Wednesday, July 18, 2012

We Could Die Today

Life is unpredictable.  But there is one thing that is very predictable--guaranteed even--for every single person.  And that undeniable, unavoidable aspect of life is the fact that life on this earth will end.

You may die today.  I may die today.  We all may die today.

Every day that passes is one step closer to our death.  But it's not pleasant to think about this, and so we often choose to pretend it's not going to happen.  That's why we refer to "life insurance," when it's quite the opposite: it's insurance for after we die.  It should be called "death insurance."  Though, as I said, that's uncomfortable and so we choose a more pleasant title.

Death will come though.  Perhaps when you are old and gray.  Maybe unexpectedly and at a very young age, like the case of little Maddie.

What if death came to you today?  Would you be ready?

Now, I'm not talking about "ready" in the sense that you ascended to the top of your career ladder, completed the items on your Bucket list, traveled the world, or bought your dream home.

Would you be ready for what comes next?  Swiftly following death is judgment, the moment when we appear before our Creator.

Judgment is as inevitable as is death.

The only thing that you can bring with you to that moment of judgment is what you have done with your spiritual journey.  How did you love God and others during your life?  How faithfully did you follow God's commandments?  How well did you carry the crosses given to you? 

I fully know that if death came to me today, I would not be ready.  I'm on a spiritual journey, but I'm not where I want to be, nor where I should be.  I could be a better wife and mother, a better friend, a better daughter, a better worker, a better disciple.

Perhaps you, too, could confess likewise.  "I know I need to pray more."  "I've really failed in my relationship with ____."  "I'll admit I'm not a good Christian."  "I know I need to stop _______."

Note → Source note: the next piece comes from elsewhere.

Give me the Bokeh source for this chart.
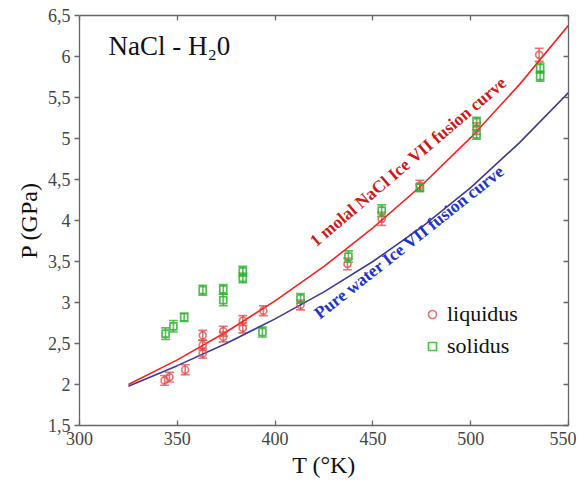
from bokeh.plotting import figure
from bokeh.models import (ColumnDataSource, Whisker, LinearAxis, Range1d, Legend,
                          LegendItem, FixedTicker, TeeHead)
from bokeh.core.properties import value
from bokeh.embed import file_html
from bokeh.resources import INLINE

# ---- data ----
liq_T = [343.5, 346, 354, 363, 363, 363, 373.5, 373.5, 383.5, 383.5, 394, 413, 437, 454.5, 474, 503, 535]
liq_P = [2.05, 2.09, 2.18, 2.38, 2.48, 2.60, 2.58, 2.65, 2.69, 2.78, 2.90, 2.97, 3.47, 4.02, 4.43, 5.12, 6.02]
liq_err = [0.06, 0.06, 0.06, 0.06, 0.06, 0.06, 0.06, 0.06, 0.06, 0.06, 0.06, 0.06, 0.07, 0.08, 0.06, 0.07, 0.08]

sol_T = [344, 348, 353.5, 363, 373.5, 373.5, 383.5, 383.5, 393.5, 413, 437.5, 454.5, 474, 503, 503, 535.5, 535.5]
sol_P = [2.62, 2.71, 2.82, 3.15, 3.03, 3.16, 3.30, 3.38, 2.64, 3.05, 3.56, 4.12, 4.40, 5.05, 5.20, 5.76, 5.86]
sol_err = [0.07, 0.07, 0.05, 0.06, 0.07, 0.06, 0.06, 0.06, 0.06, 0.06, 0.07, 0.07, 0.05, 0.06, 0.06, 0.06, 0.06]

curve_T = [325, 350, 375, 400, 425, 450, 475, 500, 525, 550]
nacl_curve_P = [2.00, 2.30, 2.64, 3.02, 3.44, 3.91, 4.43, 5.01, 5.66, 6.38]
pure_curve_P = [1.98, 2.23, 2.50, 2.80, 3.13, 3.50, 3.92, 4.40, 4.95, 5.56]

x_ticks = [300, 350, 400, 450, 500, 550]
y_ticks = [1.5, 2, 2.5, 3, 3.5, 4, 4.5, 5, 5.5, 6, 6.5]
y_tick_labels = ["1,5", "2", "2,5", "3", "3,5", "4", "4,5", "5", "5,5", "6", "6,5"]

title_text = "NaCl - H\u20820"
nacl_label = "1 molal NaCl Ice VII fusion curve"
pure_label = "Pure water Ice VII fusion curve"

SERIF = "Liberation Serif"
AXIS_COL = "#666666"
LBL_COL = "#444444"

p = figure(width=576, height=485, x_range=Range1d(300, 550), y_range=Range1d(1.5, 6.5),
           output_backend="svg", toolbar_location=None,
           min_border_left=79, min_border_right=8, min_border_top=15, min_border_bottom=60)
p.grid.visible = False
p.outline_line_color = None
p.background_fill_color = "white"

# main axes
for ax in (p.xaxis[0], p.yaxis[0]):
    ax.axis_line_color = AXIS_COL
    ax.axis_line_width = 1.3
    ax.major_tick_line_color = AXIS_COL
    ax.major_tick_line_width = 1.3
    ax.minor_tick_line_color = None
    ax.major_label_text_font = SERIF
    ax.major_label_text_font_size = "18px"
    ax.major_label_text_color = LBL_COL
    ax.axis_label_text_font = SERIF
    ax.axis_label_text_font_size = "24px"
    ax.axis_label_text_font_style = "normal"
    ax.axis_label_text_color = "#111111"

p.xaxis.ticker = FixedTicker(ticks=x_ticks)
p.xaxis.major_tick_in = 5
p.xaxis.major_tick_out = 0
p.xaxis.major_label_standoff = 6
p.xaxis.axis_label = "T (\u00b0K)"
p.xaxis.axis_label_standoff = 4

p.yaxis.ticker = FixedTicker(ticks=y_ticks)
p.yaxis.major_label_overrides = {t: l for t, l in zip(y_ticks, y_tick_labels)}
p.yaxis.major_tick_in = 0
p.yaxis.major_tick_out = 5
p.yaxis.major_label_standoff = 4
p.yaxis.axis_label = "P (GPa)"
p.yaxis.axis_label_standoff = 3

# frame axes (top / right) with inward ticks
top = LinearAxis(ticker=FixedTicker(ticks=x_ticks), major_tick_in=5, major_tick_out=0,
                 major_label_text_font_size="1px", major_label_standoff=0,
                 major_label_text_alpha=0, axis_line_color=AXIS_COL, axis_line_width=1.3,
                 major_tick_line_color=AXIS_COL, major_tick_line_width=1.3,
                 minor_tick_line_color=None)
right = LinearAxis(ticker=FixedTicker(ticks=y_ticks), major_tick_in=5, major_tick_out=0,
                   major_label_text_font_size="1px", major_label_standoff=0,
                   major_label_text_alpha=0, axis_line_color=AXIS_COL, axis_line_width=1.3,
                   major_tick_line_color=AXIS_COL, major_tick_line_width=1.3,
                   minor_tick_line_color=None)
p.add_layout(top, "above")
p.add_layout(right, "right")

# fusion curves
p.line(curve_T, nacl_curve_P, line_color="#ff1f1f", line_width=1.6)
p.line(curve_T, pure_curve_P, line_color="#3c3c96", line_width=1.6)

# data with error bars
liq_src = ColumnDataSource(dict(T=liq_T, P=liq_P,
                                up=[a + e for a, e in zip(liq_P, liq_err)],
                                lo=[a - e for a, e in zip(liq_P, liq_err)]))
sol_src = ColumnDataSource(dict(T=sol_T, P=sol_P,
                                up=[a + e for a, e in zip(sol_P, sol_err)],
                                lo=[a - e for a, e in zip(sol_P, sol_err)]))

RED = "#e04a4a"
GREEN = "#2fb12f"

p.add_layout(Whisker(source=liq_src, base="T", upper="up", lower="lo",
                     line_color=RED, line_alpha=0.75, line_width=1.6,
                     upper_head=TeeHead(size=9, line_color=RED, line_alpha=0.75, line_width=1.6),
                     lower_head=TeeHead(size=9, line_color=RED, line_alpha=0.75, line_width=1.6)))
p.add_layout(Whisker(source=sol_src, base="T", upper="up", lower="lo",
                     line_color=GREEN, line_alpha=0.8, line_width=1.6,
                     upper_head=TeeHead(size=9, line_color=GREEN, line_alpha=0.8, line_width=1.6),
                     lower_head=TeeHead(size=9, line_color=GREEN, line_alpha=0.8, line_width=1.6)))

r_liq = p.scatter("T", "P", source=liq_src, marker="circle", size=7, fill_color=None,
                  line_color=RED, line_alpha=0.75, line_width=1.7)
r_sol = p.scatter("T", "P", source=sol_src, marker="square", size=7, fill_color=None,
                  line_color=GREEN, line_alpha=0.85, line_width=1.7)

# text annotations
p.text(x=[314.8], y=[6.13], text=[title_text], text_font=value(SERIF), text_font_size="27px",
       text_color="#111111", text_align="left", text_baseline="middle")
p.text(x=[468.0], y=[4.72], text=[nacl_label], text_font=value(SERIF), text_font_size="17.5px",
       text_font_style="bold", text_color="#d01818", text_align="center",
       text_baseline="middle", angle=0.705)
p.text(x=[468.5], y=[3.74], text=[pure_label], text_font=value(SERIF), text_font_size="17.5px",
       text_font_style="bold", text_color="#2233cc", text_align="center",
       text_baseline="middle", angle=0.668)

legend = Legend(items=[LegendItem(label="liquidus", renderers=[r_liq]),
                       LegendItem(label="solidus", renderers=[r_sol])],
                location=(343, 66), background_fill_alpha=0, border_line_color=None,
                padding=0, margin=0, spacing=6, glyph_width=20, glyph_height=20,
                label_height=24, label_standoff=5, label_text_font=SERIF,
                label_text_font_size="22px", label_text_color="#111111")
p.add_layout(legend)

open("out.html", "w").write(file_html(p, INLINE))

So, if we know we will die and face judgment for our life and we know we aren't where we should be in our spiritual journey, it begs the question: what are we doing about it?

It seems we should live our lives with a sense of urgency, like the man or woman whose doctor has only given him or her weeks to live.  Our time here is so short, maybe even shorter than we might think.  It reminds me of those final days before Christmas.  It's almost December 25!  The company's coming!  I've got to get my act together, clean up the house, get my presents wrapped, trim the tree! 

Well, death and judgment are coming!  I've got to get my spiritual life in order, clean up my soul!

But, when I wake up in the morning, my first thought isn't about really working on that particular bad habit or striving to truly reach out and love that person I'm having trouble being in the same room with.  No, I'm more thinking about what cereal to have and if there are any bagels left in the cupboard.

And here is where this week's vice lies.  This week we're talking about sloth.

Sloth is a spiritual laziness.  It's a lukewarmness about living the Faith.  Living virtue becomes almost repulsive because of the effort it involves.  "Yeah, I know what the Church teaches about so-and-so, but I'm not going to follow all that.  My life's fine the way it is and it's going to take too much effort and cause too much trouble to stir things up and start following such a demanding teaching."

The funny thing about us humans is that, even if we could be happier, we settle for something less because obtaining the greater happiness demands sacrifice, work, and effort.  When offered a bar of Godiva chocolate, we say, "No thanks; I've got my Hershey's."

God offers us eternal happiness in heaven, as long as we cooperate with Him by following His teachings, living virtue, and loving Him and our neighbor.  Sloth creeps in and, oh it's so hard, and thanks so much, but I'd rather not bother.

Regardless of where you find yourself on the spiritual journey, sloth will find you.  Let me share with you my latest combat with sloth: so I try to dedicate 15 minutes each day to time of mental prayer--an opportunity for me to have a heart-to-heart chat with God.  Fifteen minutes shouldn't be so hard, right?  

Well, the best time to do this is during Mary's nap when I naturally can give God my full attention.  It never fails that, as soon as her head hits the pillow, I'm checking my email or looking at Facebook statuses or pinning new recipes on Pinterest.  And if the prayer happens, it happens very last.  Sometimes I run out of time before it can happen at all.

What's the problem, might you ask?  Well, if I'm really thinking about where I am on my spiritual journey today and where I actually need to be...I should be running to pray, to ask God to grant me the strength to love more generously, more fully, more faithfully.  Because, in the ultimate scheme of things, that email or Facebook album aren't going to mean much, but the state of my soul will.

If you were to die today, what's the area of your life that you would be most ashamed for God to see?  

If you know something is wrong and yet you continue to do it...why?  

What if you don't have a tomorrow to make things better?